XML Processing with Programming Languages

Section 6: XML Processing with Programming Languages

In this section, we will delve into XML processing using programming languages. We'll explore two common approaches: DOM (Document Object Model) and SAX (Simple API for XML). These techniques allow developers to interact with XML data in their preferred programming languages.


1. Parsing XML with DOM

Overview of DOM

The Document Object Model (DOM) is a programming interface for web documents. It represents the structure of XML or HTML documents as a tree of objects. In the context of XML, DOM allows you to parse an XML document, create a tree structure, and manipulate the elements programmatically.

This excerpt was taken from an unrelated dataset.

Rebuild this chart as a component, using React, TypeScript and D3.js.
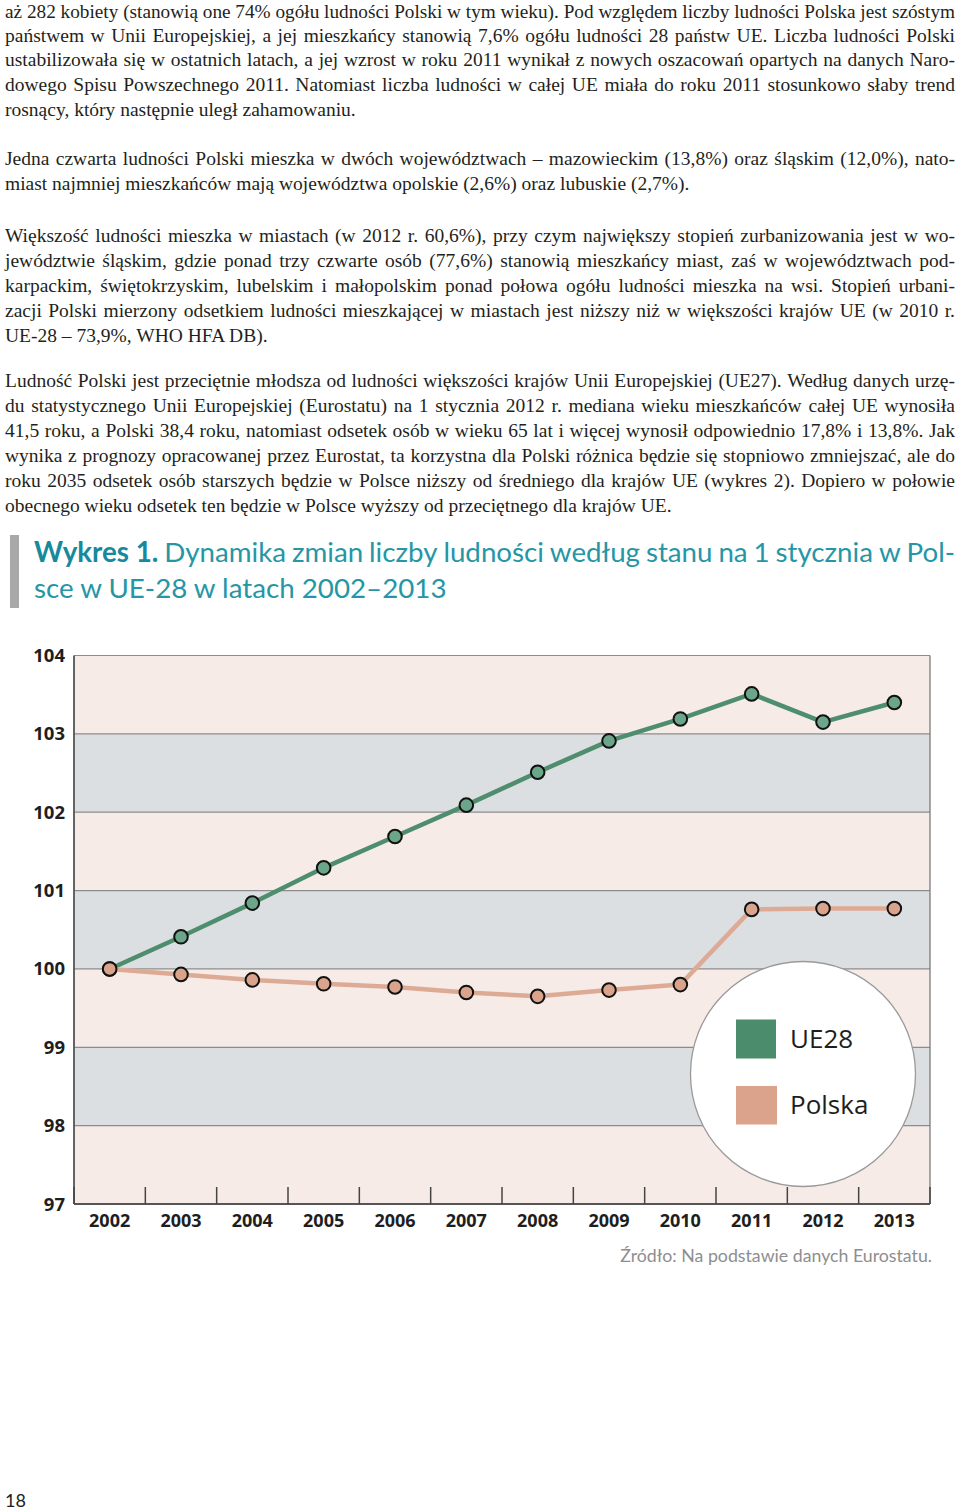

Example: Parsing XML with DOM in Python

from xml.dom import minidom

# Load XML file

xml_file = "sample.xml"

dom_tree = minidom.parse(xml_file)


# Get the root element

root_element = dom_tree.documentElement


# Access elements and attributes

books = root_element.getElementsByTagName("book")

for book in books:

    title = book.getElementsByTagName("title")[0].childNodes[0].data

    author = book.getElementsByTagName("author")[0].childNodes[0].data

    print(f"Title: {title}, Author: {author}")

In this example, we use the minidom module in Python to parse an XML file and traverse the DOM tree to retrieve information about books.


2. Parsing XML with SAX

Overview of SAX

The Simple API for XML (SAX) is an event-driven parsing model. It reads an XML document sequentially and triggers events (callbacks) as it encounters elements, attributes, and other components. SAX is memory-efficient and suitable for large XML files.

Example: Parsing XML with SAX in Java

import org.xml.sax.Attributes;

import org.xml.sax.SAXException;

import org.xml.sax.helpers.DefaultHandler;


import javax.xml.parsers.SAXParser;

import javax.xml.parsers.SAXParserFactory;

import java.io.File;


public class MyHandler extends DefaultHandler {


    public void startElement(String uri, String localName, String qName, Attributes attributes) throws SAXException {

        if ("book".equals(qName)) {

            String title = attributes.getValue("title");

            String author = attributes.getValue("author");

            System.out.println("Title: " + title + ", Author: " + author);

        }

    }


    public static void main(String[] args) {

        try {

            File inputFile = new File("sample.xml");

            SAXParserFactory factory = SAXParserFactory.newInstance();

            SAXParser saxParser = factory.newSAXParser();

            MyHandler handler = new MyHandler();

            saxParser.parse(inputFile, handler);

        } catch (Exception e) {

            e.printStackTrace();

        }

    }

}

In this Java example, we define a custom handler by extending DefaultHandler to process XML elements as they are encountered during parsing.

These examples provide a glimpse into XML processing with DOM and SAX in Python and Java, respectively. Depending on your use case and requirements, you may choose the approach that best fits your needs.